***** SUPPLIED MATERIAL *****

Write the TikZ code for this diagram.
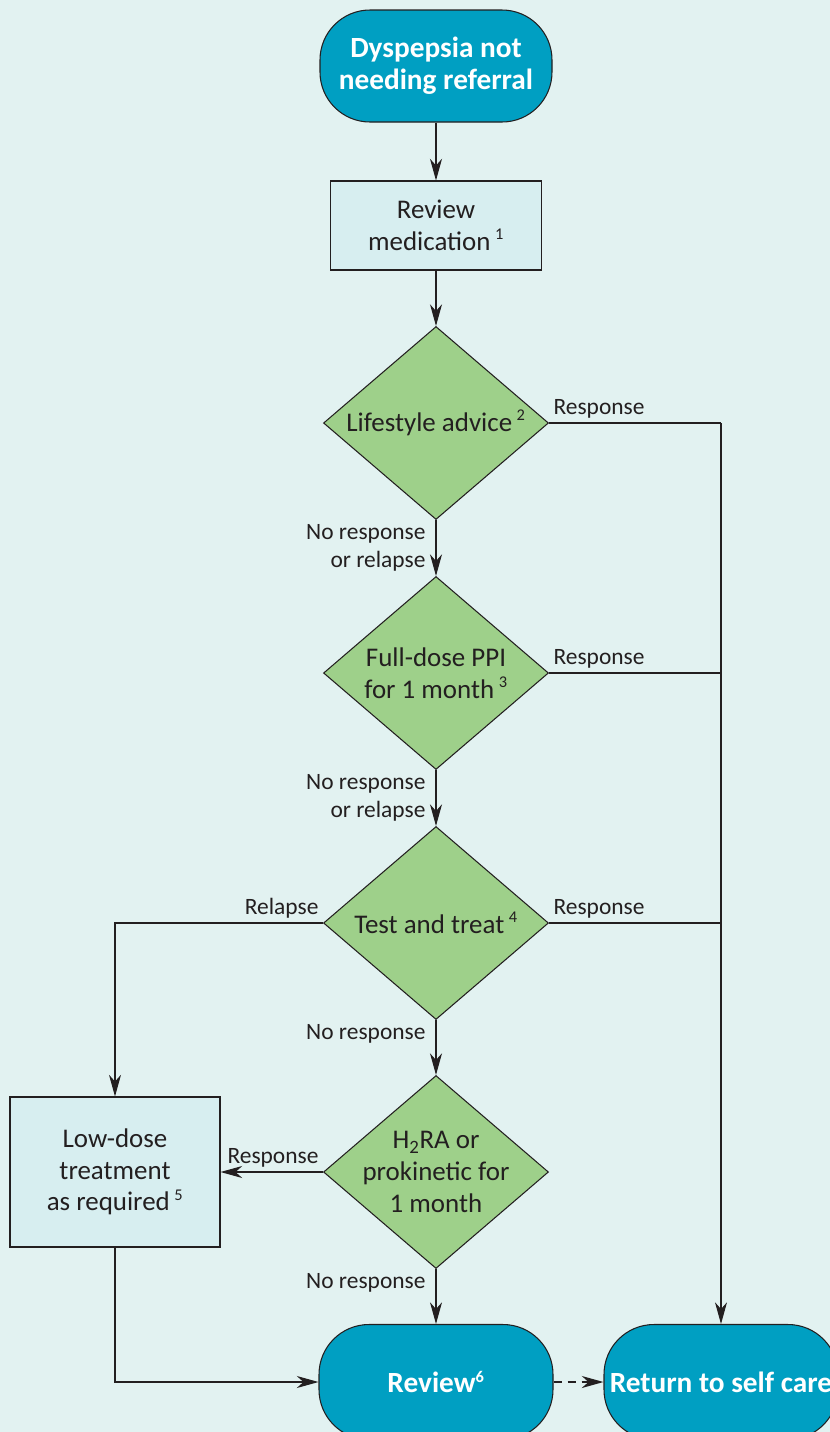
\documentclass[tikz,border=0pt]{standalone}
\usepackage{fontspec}
\setmainfont{Carlito}
\usetikzlibrary{shapes.geometric,arrows.meta}

\definecolor{bgcol}{RGB}{226,242,241}
\definecolor{termcol}{RGB}{0,159,194}
\definecolor{boxcol}{RGB}{215,238,240}
\definecolor{deccol}{RGB}{158,208,138}
\definecolor{inkcol}{RGB}{35,31,32}

\newcommand{\noteref}[1]{\textsuperscript{\fontsize{14}{14}\selectfont #1}}

\tikzset{
	term/.style={draw=inkcol, line width=0.9pt, fill=termcol, rounded corners=15mm, minimum width=69.6mm, minimum height=33.6mm, align=center, text=white, font=\fontsize{25}{27}\selectfont\bfseries},
	procbox/.style={draw=inkcol, line width=0.9pt, fill=boxcol, align=center, text=inkcol, font=\fontsize{23}{27}\selectfont},
	decision/.style={diamond, draw=inkcol, line width=0.9pt, fill=deccol, minimum width=67.5mm, minimum height=57.9mm, inner sep=-7mm, align=center, text=inkcol, font=\fontsize{23}{27}\selectfont},
	lbl/.style={text=inkcol, font=\fontsize{20}{24}\selectfont, inner sep=1.2mm},
	link/.style={draw=inkcol, line width=0.9pt},
	flow/.style={link, -{Stealth[length=6.5mm, width=3.6mm, inset=2mm]}},
}

\begin{document}
\begin{tikzpicture}[x=0.3mm, y=-0.3mm]
		\useasboundingbox (0,0) rectangle (830,1432);
		\clip (0,0) rectangle (830,1432);
		\fill[bgcol] (0,0) rectangle (830,1432);
		
		\node[term] (start) at (436,66) {Dyspepsia not\\needing referral};
		\node[procbox, minimum width=63.3mm, minimum height=26.7mm] (revmed) at (436,225.5) {Review\\medication\,\noteref{1}};
		\node[decision] (life) at (436,423) {Lifestyle advice\,\noteref{2}};
		\node[decision] (ppi) at (436,673) {Full-dose PPI\\for 1 month\,\noteref{3}};
		\node[decision] (test) at (436,923) {Test and treat\,\noteref{4}};
		\node[decision] (htwo) at (436,1172) {H\textsubscript{2}RA or\\prokinetic for\\1 month};
		\node[procbox, minimum width=63mm, minimum height=45mm] (lowdose) at (115,1172) {Low-dose\\treatment\\as required\,\noteref{5}};
		\node[term, minimum width=70.2mm, minimum height=34.5mm] (review) at (436,1382) {Review\noteref{6}};
		\node[term, minimum width=70.2mm, minimum height=34.5mm] (selfcare) at (721,1382) {Return to self care};
		
		\coordinate (r1) at (721,423);
		\coordinate (r2) at (721,673);
		\coordinate (r3) at (721,923);
		\coordinate (l3) at (115,923);
		
		% main column
		\draw[flow] (start) -- (revmed);
		\draw[flow] (revmed) -- (life);
		\draw[flow] (life) -- node[lbl, below left, pos=0, xshift=-1.8mm, align=right]{No response\\or relapse} (ppi);
		\draw[flow] (ppi) -- node[lbl, below left, pos=0, xshift=-1.8mm, align=right]{No response\\or relapse} (test);
		\draw[flow] (test) -- node[lbl, below left, pos=0, xshift=-1.8mm]{No response} (htwo);
		\draw[flow] (htwo) -- node[lbl, below left, pos=0, xshift=-1.8mm]{No response} (review);
		
		% responses to the right
		\draw[link] (life.east) -- node[lbl, above right, pos=0]{Response} (r1);
		\draw[link] (ppi.east) -- node[lbl, above right, pos=0]{Response} (r2);
		\draw[link] (test.east) -- node[lbl, above right, pos=0]{Response} (r3);
		\draw[flow] (r1) -- (selfcare.north);
		
		% left branch
		\draw[flow] (test.west) -- node[lbl, above left, pos=0]{Relapse} (l3) -- (lowdose.north);
		\draw[flow] (htwo.west) -- node[lbl, above left, pos=0]{Response} (lowdose.east);
		\draw[flow] (lowdose.south) |- (review.west);
		\draw[flow, line width=1.4pt, dash pattern=on 2.4mm off 1.8mm] (review.east) -- (selfcare.west);
\end{tikzpicture}
\end{document}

*****

Every line of the data should be copied as it stands, without the images.

Write the TikZ code for this diagram.
\documentclass[tikz,border=0pt]{standalone}
\usepackage{fontspec}
\setmainfont{Carlito}
\usetikzlibrary{shapes.geometric,arrows.meta}

\definecolor{bgcol}{RGB}{226,242,241}
\definecolor{termcol}{RGB}{0,159,194}
\definecolor{boxcol}{RGB}{215,238,240}
\definecolor{deccol}{RGB}{158,208,138}
\definecolor{inkcol}{RGB}{35,31,32}

\newcommand{\noteref}[1]{\textsuperscript{\fontsize{14}{14}\selectfont #1}}

\tikzset{
	term/.style={draw=inkcol, line width=0.9pt, fill=termcol, rounded corners=15mm, minimum width=69.6mm, minimum height=33.6mm, align=center, text=white, font=\fontsize{25}{27}\selectfont\bfseries},
	procbox/.style={draw=inkcol, line width=0.9pt, fill=boxcol, align=center, text=inkcol, font=\fontsize{23}{27}\selectfont},
	decision/.style={diamond, draw=inkcol, line width=0.9pt, fill=deccol, minimum width=67.5mm, minimum height=57.9mm, inner sep=-7mm, align=center, text=inkcol, font=\fontsize{23}{27}\selectfont},
	lbl/.style={text=inkcol, font=\fontsize{20}{24}\selectfont, inner sep=1.2mm},
	link/.style={draw=inkcol, line width=0.9pt},
	flow/.style={link, -{Stealth[length=6.5mm, width=3.6mm, inset=2mm]}},
}

\begin{document}
\begin{tikzpicture}[x=0.3mm, y=-0.3mm]
		\useasboundingbox (0,0) rectangle (830,1432);
		\clip (0,0) rectangle (830,1432);
		\fill[bgcol] (0,0) rectangle (830,1432);
		
		\node[term] (start) at (436,66) {Dyspepsia not\\needing referral};
		\node[procbox, minimum width=63.3mm, minimum height=26.7mm] (revmed) at (436,225.5) {Review\\medication\,\noteref{1}};
		\node[decision] (life) at (436,423) {Lifestyle advice\,\noteref{2}};
		\node[decision] (ppi) at (436,673) {Full-dose PPI\\for 1 month\,\noteref{3}};
		\node[decision] (test) at (436,923) {Test and treat\,\noteref{4}};
		\node[decision] (htwo) at (436,1172) {H\textsubscript{2}RA or\\prokinetic for\\1 month};
		\node[procbox, minimum width=63mm, minimum height=45mm] (lowdose) at (115,1172) {Low-dose\\treatment\\as required\,\noteref{5}};
		\node[term, minimum width=70.2mm, minimum height=34.5mm] (review) at (436,1382) {Review\noteref{6}};
		\node[term, minimum width=70.2mm, minimum height=34.5mm] (selfcare) at (721,1382) {Return to self care};
		
		\coordinate (r1) at (721,423);
		\coordinate (r2) at (721,673);
		\coordinate (r3) at (721,923);
		\coordinate (l3) at (115,923);
		
		% main column
		\draw[flow] (start) -- (revmed);
		\draw[flow] (revmed) -- (life);
		\draw[flow] (life) -- node[lbl, below left, pos=0, xshift=-1.8mm, align=right]{No response\\or relapse} (ppi);
		\draw[flow] (ppi) -- node[lbl, below left, pos=0, xshift=-1.8mm, align=right]{No response\\or relapse} (test);
		\draw[flow] (test) -- node[lbl, below left, pos=0, xshift=-1.8mm]{No response} (htwo);
		\draw[flow] (htwo) -- node[lbl, below left, pos=0, xshift=-1.8mm]{No response} (review);
		
		% responses to the right
		\draw[link] (life.east) -- node[lbl, above right, pos=0]{Response} (r1);
		\draw[link] (ppi.east) -- node[lbl, above right, pos=0]{Response} (r2);
		\draw[link] (test.east) -- node[lbl, above right, pos=0]{Response} (r3);
		\draw[flow] (r1) -- (selfcare.north);
		
		% left branch
		\draw[flow] (test.west) -- node[lbl, above left, pos=0]{Relapse} (l3) -- (lowdose.north);
		\draw[flow] (htwo.west) -- node[lbl, above left, pos=0]{Response} (lowdose.east);
		\draw[flow] (lowdose.south) |- (review.west);
		\draw[flow, line width=1.4pt, dash pattern=on 2.4mm off 1.8mm] (review.east) -- (selfcare.west);
\end{tikzpicture}
\end{document}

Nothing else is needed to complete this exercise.